In the pre-digital, industrial age, companies and artists alike produced atoms that were intended to be shipped and sold. The limitations that atoms imposed, such as the difficulty involved in modeling and moving them, formed a large part of what defined the value, often not just financial but also artistic, of these products.

As we move into a digital world, value is no longer derived from atoms, but from what is stored in the bits. In a 1995 article entitled “Bits and Atoms” for Wired Magazine, Nicholas Negroponte, founder of the Media Lab at the Massachusetts Institute of Technology, comments on the difficulty of that transition when he talks about his visit to an integrated-circuits manufacturer. During the sign-in process, he was asked about the value of the laptop he carried with him. Negroponty’s reply that it was worth “roughly US$1 to $2 million” was met with great disbelief. To the receptionist, the laptop was worth no more than the replacement value of its atoms, not the value of the information stored in its bits.

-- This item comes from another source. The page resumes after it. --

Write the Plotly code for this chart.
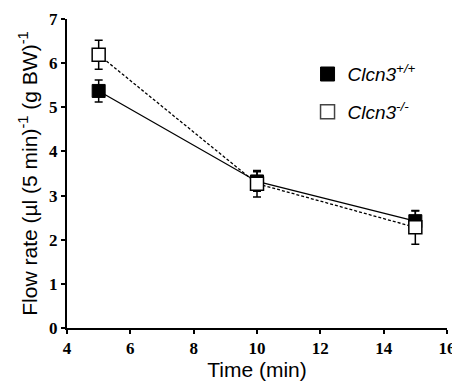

It is through this movement of value into bits that the question of what it means to be digital becomes inescapable to any digital art work. Whether we look at JODI’s out of control technology, or Robert Lazzarini’s 3D prints of computer-distorted everyday objects and even human skulls, digital art fundamentally questions our basic assumptions about this technology and the unspoken agreements that define our relationship with it. It is in this critique that the central concerns of digital art we mentioned earlier find a logical form.